In a pilot test planned in early September, some 100,000 pounds of chinook salmon will be processed at the East White Salmon fish facility built in 2006 by the U.S. Army Corps of Engineers for Columbia River treaty-fishing tribes.

 

Among other things, the tribes hope the test shows that the City of Bingen’s wastewater treatment plant can handle discharges from the fish processing facility.

 

As envisioned, the fish will be gutted, filleted and vacuum sealed by an “experienced seafood processor” to be hired by FishCo, LLC, the company formed this year by the four tribes who hope eventually to market salmon with an “Indian-caught” label.

 

The facility was designed to give four treaty fishing tribes – Umatilla, Warm Springs, Yakama and Nez Perce - more control over natural resources and to make tribal fishers larger players within the salmon market. It is the first time that the four tribes have partnered in an economic development initiative.

 

At a cost of $4.2 million, the Corps of Engineers constructed the 8,000 square foot building that includes cutting/gutting tables, a blast freezer, refrigeration unit and freezer.
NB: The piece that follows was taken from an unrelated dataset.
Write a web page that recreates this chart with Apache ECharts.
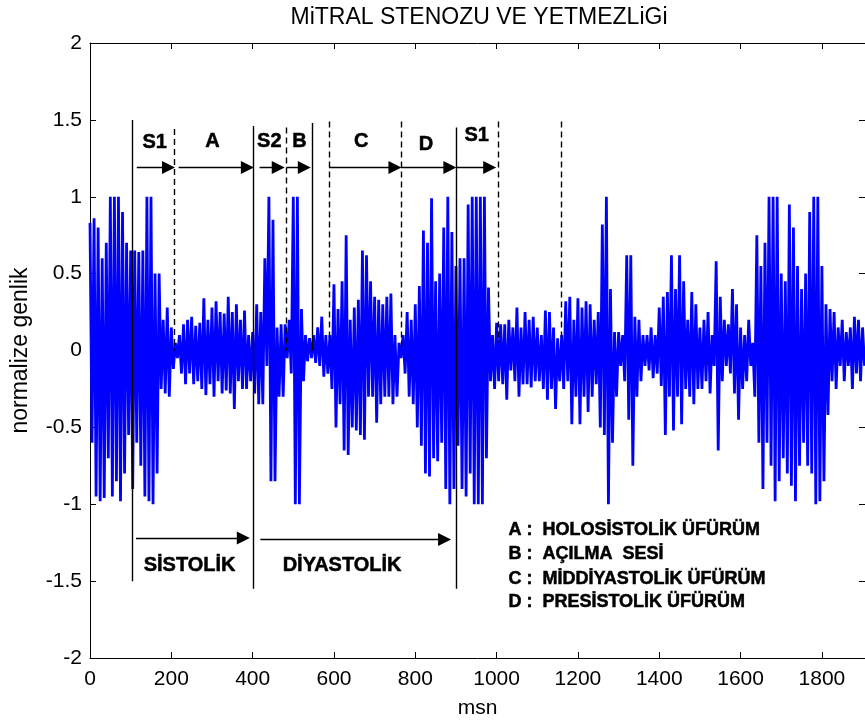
<!DOCTYPE html>
<html><head><meta charset="utf-8">
<script src="https://cdn.jsdelivr.net/npm/echarts@6/dist/echarts.min.js"></script>
<style>html,body{margin:0;padding:0;background:#fff}#c{width:865px;height:724px}</style>
</head><body><div id="c"></div>
<script>
// ---- signal envelope, read every 10 msn (upper peak, then lower peak 5 msn later) ----
const xStep = 10;
const upperEnv = [
 .83,.86,.8,.6,.7,1.0,1.0,1.0,.9,.7,
 .65,.65,.64,.65,1.0,1.0,.5,.5,.2,.28,
 .15,.05,.1,.17,.2,.22,.16,.18,.34,.2,
 .28,.32,.25,.24,.35,.25,.3,.2,.26,.1,
 .12,.3,.25,.6,1.0,.85,.15,.17,.17,.2,
 1.0,1.0,.27,.1,.08,.1,.15,.22,.1,.1,
 .43,.27,.45,.75,.2,.28,.33,.65,.62,.45,
 .35,.33,.3,.35,.37,.1,.05,.1,.25,.2,
 .3,.42,.78,.7,.99,.45,.5,.8,1.0,.77,
 .55,.6,.6,.95,1.0,1.0,1.0,1.0,.41,.1,
 .18,.17,.17,.2,.15,.28,.15,.25,.2,.22,
 .15,.1,.26,.25,.15,.08,.1,.32,.35,.2,
 .34,.28,.32,.3,.2,.25,.82,1.0,.4,.12,
 .12,.1,.62,.62,.22,.2,.1,.1,.15,.1,
 .28,.35,.38,.62,.4,.62,.45,.2,.38,.3,
 .15,.2,.25,.1,.58,.35,.2,.17,.4,.3,
 .15,.1,.2,.05,.75,.55,.7,1.0,1.0,1.0,
 .5,.45,.95,.8,.55,.4,.5,.9,1.0,1.0,
 .55,.3,.27,.25,.15,.2,.12,.15,.22,.2,
 .15
];
const lowerEnv = [
 -.6,-.95,-.98,-.96,-.7,-.95,-.85,-.98,-.8,-.55,
 -.9,-.6,-.75,-.95,-.98,-1.0,-.8,-.25,-.28,-.3,
 -.12,-.05,-.15,-.22,-.15,-.22,-.2,-.25,-.29,-.22,
 -.3,-.2,-.28,-.26,-.28,-.38,-.2,-.25,-.25,-.2,
 -.28,-.35,-.35,-.1,-.85,-.85,-.3,-.3,-.05,-.15,
 -1.0,-1.0,-.2,-.07,-.05,-.08,-.1,-.17,-.15,-.25,
 -.5,-.35,-.65,-.68,-.5,-.52,-.55,-.58,-.3,-.3,
 -.47,-.35,-.3,-.3,-.35,-.3,-.05,-.15,-.3,-.35,
 -.5,-.62,-.8,-.82,-.7,-.72,-.6,-.9,-1.0,-.9,
 -.62,-.9,-.95,-.8,-1.0,-1.0,-1.0,-.7,-.2,-.25,
 -.2,-.22,-.32,-.13,-.2,-.3,-.22,-.22,-.24,-.2,
 -.2,-.25,-.32,-.25,-.38,-.2,-.25,-.2,-.48,-.3,
 -.48,-.3,-.4,-.3,-.22,-.5,-.55,-1.0,-.6,-.3,
 -.1,-.2,-.45,-.75,-.3,-.2,-.1,-.13,-.18,-.15,
 -.23,-.55,-.3,-.52,-.3,-.48,-.25,-.3,-.35,-.25,
 -.25,-.2,-.28,-.1,-.65,-.2,-.1,-.15,-.28,-.45,
 -.25,-.2,-.1,-.3,-.6,-.9,-.6,-.75,-.98,-.85,
 -.7,-.8,-.88,-.98,-.75,-.6,-.75,-.8,-1.0,-.98,
 -.85,-.42,-.2,-.25,-.1,-.2,-.1,-.25,-.15,-.2,
 -.1
];

// ---- annotations (data coordinates: msn, amplitude) ----
const solidMarkers  = [[105, 1.50, -1.50], [402, 1.46, -1.55], [547, 1.48, 0.0], [900, 1.45, -1.55]];
const dashedMarkers = [[208, 1.44, 0.0], [483, 1.45, 0.0], [588, 1.49, 0.05], [765, 1.49, 0.0], [1005, 1.49, 0.05], [1159, 1.49, 0.05]];
const topArrows     = [[115, 193, 1.19], [218, 387, 1.19], [417, 463, 1.19], [483, 527, 1.19], [588, 750, 1.19], [765, 885, 1.19], [900, 983, 1.19]];
const bottomArrows  = [[113, 377, -1.22], [419, 872, -1.23]];
const topLabels     = [['S1', 159, 1.35], ['A', 301, 1.36], ['S2', 441, 1.36], ['B', 515, 1.36], ['C', 667, 1.36], ['D', 826, 1.34], ['S1', 951, 1.40]];
const phaseLabels   = [['SİSTOLİK', 245, -1.40], ['DİYASTOLİK', 620, -1.40]];
const legendTexts   = ['A :  HOLOSİSTOLİK ÜFÜRÜM', 'B :  AÇILMA  SESİ', 'C :  MİDDİYASTOLİK ÜFÜRÜM', 'D :  PRESİSTOLİK ÜFÜRÜM'];
const legendX = 1029;
const legendY = [-1.17, -1.325, -1.487, -1.636];

const titleText = 'MiTRAL STENOZU VE YETMEZLiGi';
const xName = 'msn';
const yName = 'normalize genlik';
const xMin = 0, xMax = 1906, xInterval = 200;
const yMin = -2, yMax = 2, yInterval = 0.5;

const signal = [];
upperEnv.forEach((u, i) => {
  signal.push([i * xStep, u]);
  signal.push([i * xStep + xStep / 2, lowerEnv[i]]);
});

const plainFont = 'Liberation Sans, Arial, sans-serif';
const boldFont = 'Liberation Sans, Arial, sans-serif';

const chart = echarts.init(document.getElementById('c'), null, {renderer: 'canvas'});
const frameAxis = {
  axisLine: {show: true, onZero: false, lineStyle: {color: '#000', width: 1}},
  axisTick: {show: true, inside: true, length: 6, lineStyle: {color: '#000'}},
  splitLine: {show: false}
};
const numFmt = v => String(v);
chart.setOption({
  animation: false,
  backgroundColor: '#fff',
  grid: {left: 90, top: 43, right: -3, bottom: 65, containLabel: false},
  xAxis: [
    Object.assign({
      type: 'value', min: xMin, max: xMax, interval: xInterval, position: 'bottom',
      name: xName, nameLocation: 'middle', nameGap: 40,
      nameTextStyle: {fontFamily: plainFont, fontSize: 21, color: '#000'},
      axisLabel: {color: '#000', fontFamily: plainFont, fontSize: 21, margin: 11, showMaxLabel: false, formatter: numFmt}
    }, frameAxis),
    Object.assign({
      type: 'value', min: xMin, max: xMax, interval: xInterval, position: 'top',
      axisLabel: {show: false}
    }, frameAxis)
  ],
  yAxis: [
    Object.assign({
      type: 'value', min: yMin, max: yMax, interval: yInterval, position: 'left',
      name: yName, nameLocation: 'middle', nameGap: 58,
      nameTextStyle: {fontFamily: plainFont, fontSize: 23, color: '#000'},
      axisLabel: {color: '#000', fontFamily: plainFont, fontSize: 21, margin: 8, formatter: numFmt}
    }, frameAxis),
    Object.assign({
      type: 'value', min: yMin, max: yMax, interval: yInterval, position: 'right',
      axisLabel: {show: false}
    }, frameAxis)
  ],
  series: [
    {
      type: 'line', data: signal, symbol: 'none', showSymbol: false, sampling: null,
      lineStyle: {color: '#0000ff', width: 2.8, join: 'miter', miterLimit: 3}, z: 2, silent: true
    },
    {
      type: 'lines', coordinateSystem: 'cartesian2d', polyline: false, z: 5, silent: true,
      data: solidMarkers.map(([x, a, b]) => ({coords: [[x, a], [x, b]]})),
      symbol: 'none', lineStyle: {color: '#000', width: 1.4, type: 'solid', opacity: 1}
    },
    {
      type: 'lines', coordinateSystem: 'cartesian2d', polyline: false, z: 5, silent: true,
      data: dashedMarkers.map(([x, a, b]) => ({coords: [[x, a], [x, b]]})),
      symbol: 'none', lineStyle: {color: '#000', width: 1.4, type: [6, 4], opacity: 1}
    },
    {
      type: 'lines', coordinateSystem: 'cartesian2d', polyline: false, z: 6, silent: true,
      data: topArrows.concat(bottomArrows).map(([a, b, y]) => ({coords: [[a, y], [b, y]]})),
      symbol: ['none', 'triangle'], symbolSize: 13,
      lineStyle: {color: '#000', width: 1.4, type: 'solid', opacity: 1}
    }
  ]
});

// text annotations placed through the chart's own coordinate conversion
const toPx = (x, y) => chart.convertToPixel({gridIndex: 0}, [x, y]);
const graphics = [{
  type: 'text', x: 479, y: 6, z: 100,
  style: {text: titleText, textAlign: 'center', textVerticalAlign: 'top', fontFamily: plainFont, fontSize: 23, fill: '#000'}
}];
topLabels.concat(phaseLabels).forEach(([t, x, y]) => {
  const p = toPx(x, y);
  graphics.push({type: 'text', x: p[0], y: p[1], z: 100, style: {
    text: t, textAlign: 'center', textVerticalAlign: 'middle', fill: '#000', stroke: '#000', lineWidth: 0.5,
    fontFamily: boldFont, fontWeight: 'bold', fontSize: 20}});
});
legendTexts.forEach((t, i) => {
  const p = toPx(legendX, legendY[i]);
  graphics.push({type: 'text', x: p[0], y: p[1], z: 100, style: {
    text: t, textAlign: 'left', textVerticalAlign: 'middle', fill: '#000', stroke: '#000', lineWidth: 0.5,
    fontFamily: boldFont, fontWeight: 'bold', fontSize: 18}});
});
chart.setOption({graphic: graphics});
</script></body></html>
However, the facility has sat unused, except to make ice (more than million pounds) that’s been distributed to tribal fishers.

 

It’s taken a few years for all four tribes to get on board with official support of a co-managed company, but that finally happened last year when each tribe appointed representatives and ponied up $7,500 for start-up costs, setting in motion plans to see if this project will work.

 

“Things have not been happening as fast as we’d like to move forward,” said Kat Brigham, secretary of the Umatilla’s Board of Trustees, the tribes’ representative on FishCo, LLC, and a fisher on the river. “But we wanted to keep politics out of it so it can be a tribal business.”

 

The FishCo, LLC, Board of Directors, which includes two volunteer members from each tribe, hope to get some answers and direction from the pilot test. A total of about 5,500 fish would be processed over a period of about 10 days.

 

Preliminary indications are that the Bingen facilities – sewer lines and wastewater treatment plant - will be able to handle the flows and pollutant discharges, which mostly would be oils and fats from fish, but an official user agreement still would be required.

 

Jan Brending, Bingen city administrator, said the pilot test should provide the information that the city can use in developing agreements with nearby White Salmon and with FishCo.

 

The fish processing facility is actually inside the city limits of White Salmon, which contracts with Bingen to use that city’s wastewater treatment plant.

 

According to Brending, White Salmon would bill FishCo a monthly sewer rate and probably an “impact fee.”

 

“We’re very supportive of the pilot test,” Brending said. “We feel it is critical. We have concerns about the impacts on treatment for both cities, and issues about costs, but we want to develop an agreement between the two cities and FishCo.”

 

Brending said Bingen officials are working with consultant Allen Ismond to develop the pilot test and cost estimates for expected upgrades at the treatment facility.

 

“When it (processing facility) goes into full production we’ll have to have upgrades in place,” Brending said, “so we need to have estimates now.”

 

Brigham agreed.

 

“The test will give us more information and once we’ve got that we can start to develop a plan for 2012. We want to catch fish from the Columbia River, process it and market it as Indian caught. We’ll be exercising our treaty rights.”

 

Harris Teo from the Yakama Tribe has been hired as an interim manager to help conduct the test, but it will take the hiring of an “experienced seafood processor” not only to test processing capabilities, but possibly in the long term to run the facility.

 

If an experienced seafood processor can’t be found, an alternative would be for tribal members to operate the facility themselves.

 

“Operating it themselves is not the preferred alternative. The tribes will be looking for an experienced seafood processor to come in with equipment and cash to purchase fish. He’ll have to bring tables, tools and staff to conduct the test,” said Jon Mathews, at the Columbia River Inter-Tribal Fish Commission, which has shepherded the tribes through the process with technical advice and some funding for planning and development.

 

There are a lot “what ifs” that the test could answer, Mathews said.

 

“The vision is that tribal people can eventually run it, but an experienced processor is the only way this is going to work right now,” Brigham said.

 

Added Brigham, “I know how to catch fish, but I don’t know how to market large quantities of fish, or market to restaurants. It’s an industry that nearly died out, even among non-Indians, but we want to bring it back and market our own.”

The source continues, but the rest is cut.